“No volveré a escribir sobre pieles muertas mientras alguien tenga hambre.” La frase, atribuida a Santo Domingo de Guzmán, tiene algo de profecía y mucho de incomodidad. No habla solo de prioridades, sino de un cambio de mirada. En tiempos en que escribir sobre pergamino era casi un privilegio sagrado, él prefirió el escándalo de la compasión al prestigio de las letras. Y siglos después, su declaración sigue resonando con la fuerza de una denuncia silenciosa.
Vivimos en un mundo que produce más alimentos de los que necesita. Los datos lo dicen: la Tierra puede alimentar con holgura a toda su población. Sin embargo, la realidad va por otro lado. Hay millones de personas que siguen pasando hambre, mientras toneladas de comida se desperdician cada día. La paradoja no es solo económica, es espiritual. Hemos conseguido que la abundancia conviva cómodamente con la escasez, sin que nos duela demasiado.
Hablar del hambre hoy no es sencillo. Ya no se trata solo de campos secos o cosechas arruinadas. El hambre del siglo XXI tiene rostro urbano, a veces infantil, otras veces envejecido. Habita en casas sin luz, en barrios invisibles, en colas de espera para alimentos básicos.

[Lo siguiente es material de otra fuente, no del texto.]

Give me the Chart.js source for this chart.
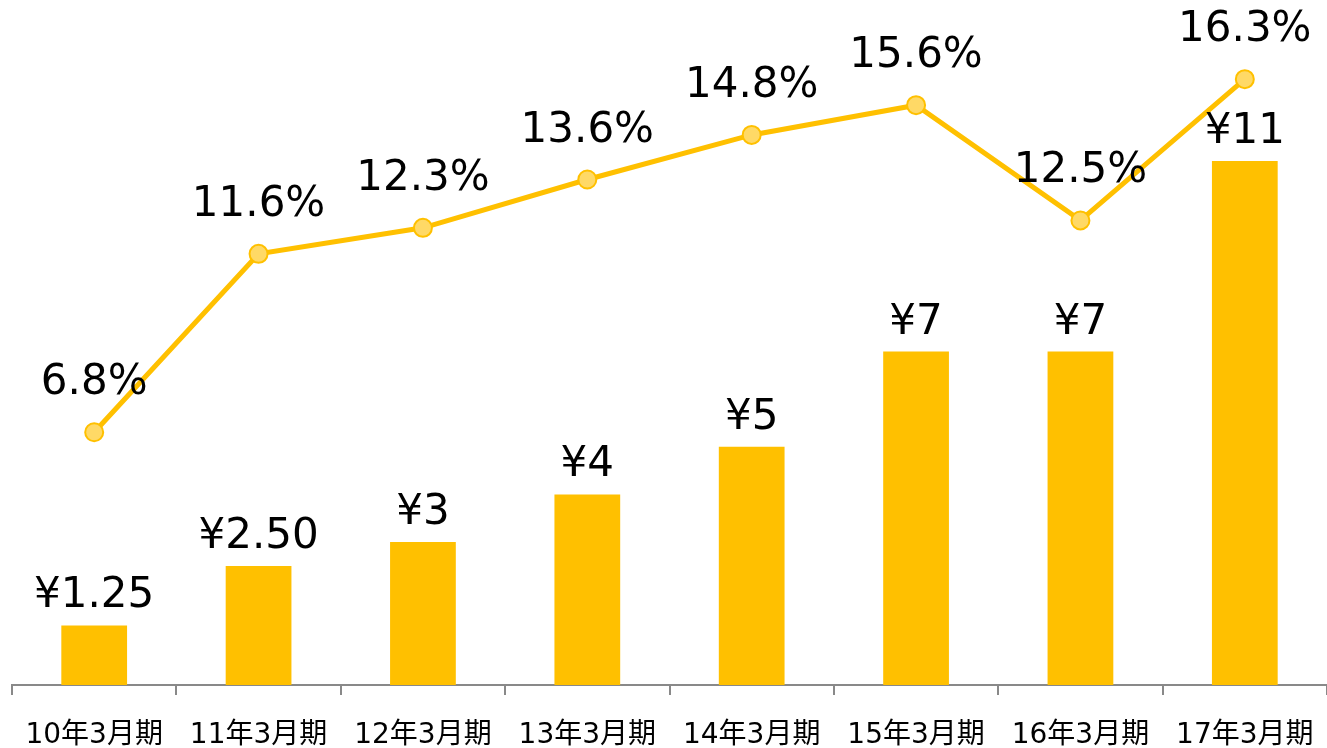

No siempre se muestra en huesos marcados o vientres hinchados. A veces se disfraza de precariedad, de menús vacíos, de comida barata que llena sin nutrir. Es un hambre moderna, con nuevos disfraces y viejas heridas.
Mientras tanto, seguimos escribiendo sobre “pieles muertas”: temas nobles, brillantes, entretenidos… pero que poco tienen que ver con la urgencia del mundo. No se trata de dejar de escribir, de pensar o de crear. Se trata de recordar que hay cosas que no pueden esperar. Que el arte, la cultura, el pensamiento, solo tienen sentido si se arrodillan un poco ante la necesidad humana. Lo otro es puro adorno.
Lo grave no es que haya hambre, sino que hayamos aprendido a convivir con ella sin escándalo. Hemos convertido lo inaceptable en cotidiano. Y como no lo vemos, dejamos de nombrarlo. Pero ahí sigue: en el niño que no rinde en la escuela porque no desayunó, en el anciano que estira el contenido de una nevera vacía, en el inmigrante que guarda pan duro como si fuera oro. El hambre nunca es lejana. Siempre tiene una historia cercana que no supimos mirar.
Resulta inquietante que uno de los Objetivos de Desarrollo Sostenible más repetidos —“hambre cero”— sea también uno de los más incumplidos. No por falta de recursos, sino por falta de voluntad. Porque el problema del hambre no es técnico, sino ético. No es una cuestión de producción, sino de distribución. De justicia. De sensibilidad. De ese tipo de pobreza que no se resuelve solo con planes, sino con decisiones.
Frente a esto, uno podría pensar que no hay mucho que hacer. Que es problema de gobiernos, de instituciones, de economías globales. Pero lo cierto es que toda transformación comienza por un gesto mínimo: decir “esto no puede seguir así”. Y actuar en consecuencia. A veces será votar con conciencia. Otras, compartir con discreción. O simplemente, no callar cuando alguien piense que el hambre ajena no nos corresponde.
Santo Domingo eligió dejar de escribir sobre lo que no urgía. No porque despreciara el saber, sino porque había algo más urgente que iluminar: el rostro del que sufre. Y quizás hoy, en este mundo saturado de discursos, nos toque volver a esa decisión. No para abandonar lo que amamos, sino para recordar que ninguna palabra, por bella que sea, tiene valor si no sirve para alimentar de algún modo a quien más lo necesita.